Staying with capex to finish off this morning's business commentaries, and The Sydney Morning Herald's Ian Verrender takes the figures in a completely different direction. He argues that infrastructure spending is being left predominantly to miners, for trains to carry commodities, rather than governments, for trains to carry people.
Turning back to Metcash, The Australian's Bryan Frith weighs in on the ACCC's position, as does McCrann, who revisits his ongoing assault against former consumer watchdog boss Graeme Samuel.
The Age's Garimpeiro columnist Barry Fitzgerald says BHP Billiton's diamond assets – that are no longer required by the mining giant – could be worth more than $US3 billion, while The Australian's Matthew Stevens has a great background story on the operations.
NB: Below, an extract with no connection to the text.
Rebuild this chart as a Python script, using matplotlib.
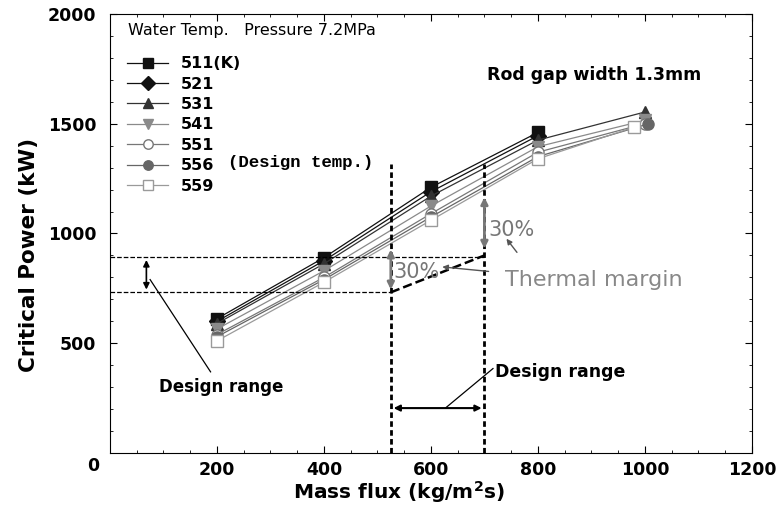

Meanwhile, Fairfax's Insider columnist Ian McIlwraith chuckles at a strategic error from Robert Millner.
Moving to banking, The Australian's John Durie sits down with retiring Westpac chairman Ted Evans for a wide-ranging interview that's well worth a read. The Australian Financial Review's Chanticleer columnist Tony Boyd also reflects on Evans' career. By the looks of it, Westpac is destined for a ratings downgrade – along with the other big banks – as Standard & Poor's tweaks its criteria three years after Lehman Brothers collapsed. The Australian's Richard Gluyas says it shouldn't be the cause for significant alarm for Australia's banks, but The Age's Adele Ferguson reminds readers that the big four shouldn't be seen in a vacuum.
Finally, in the world of trading, The Australian's Asia-Pacific editor Rowan Callick addresses evolving trade practices in the region. While the same newspaper's Commodity Watch columnist Robin Bromby has a pretty blunt message for investors – get on gold.